Adam Etches

Personal information
- Nickname: The Bomber
- Born: 26 January 1991 (age 35) Sheffield, South Yorkshire, England
- Height: 5 ft 11.5 in (182 cm)
- Weight: Middleweight

Boxing career
- Reach: 71 in (180 cm)
- Stance: Orthodox

Boxing record
- Total fights: 22
- Wins: 20
- Win by KO: 17
- Losses: 2

= Adam Etches =

English professional boxer (born 1991)

Adam Etches (born 26 January 1991) is an English former professional boxer who fought at middleweight.

==Kickboxing and amateur career==
Etches started out as a kickboxer and won various titles and trophies but decided to take up boxing as it was a more viable career option for him.

Etches quickly progressed in the unpaid side of the sport and reached the semi-finals of the 2009 Novice Amateur Boxing Association Championships.
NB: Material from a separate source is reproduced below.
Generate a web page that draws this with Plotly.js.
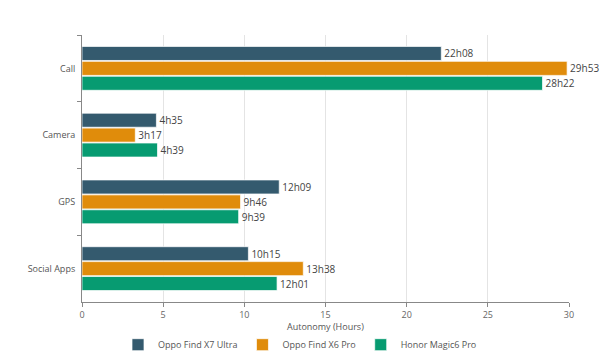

However, when he was defeated he was asked by Hatton Promotions Head of Boxing Richard Poxon to turn professional.

==Professional career==
=== Early career ===
Etches made his professional debut at the De Vere Whites Hotel in Bolton and stopped Lester Walsh in two rounds.

He added another four names to his perfect record and hoped that promoter Ricky Hatton would reward him with his first title opportunity in 2012.

=== Etches vs. Barbosa ===
Etches won the vacant IBF International middleweight title by stopping Samir dos Santos
Barbosa in the third round at Ponds Forge in Sheffield on 20 September 2014.

=== Etches vs. Khomitsky ===
He lost his title, and undefeated professional record, on 28 March 2015 to Sergey Khomitsky via fourth round knockout at Sheffield Arena.

=== Etches vs. Ryder ===
Etches fought John Ryder on 4 February 2017. Ryder won the fight via unanimous decision in their 12 round contest. The scorecards were 111–117, 112–116, 109–118 in favor of Ryder.

=== Retirement ===
Etches announced his retirement from professional boxing in October 2017.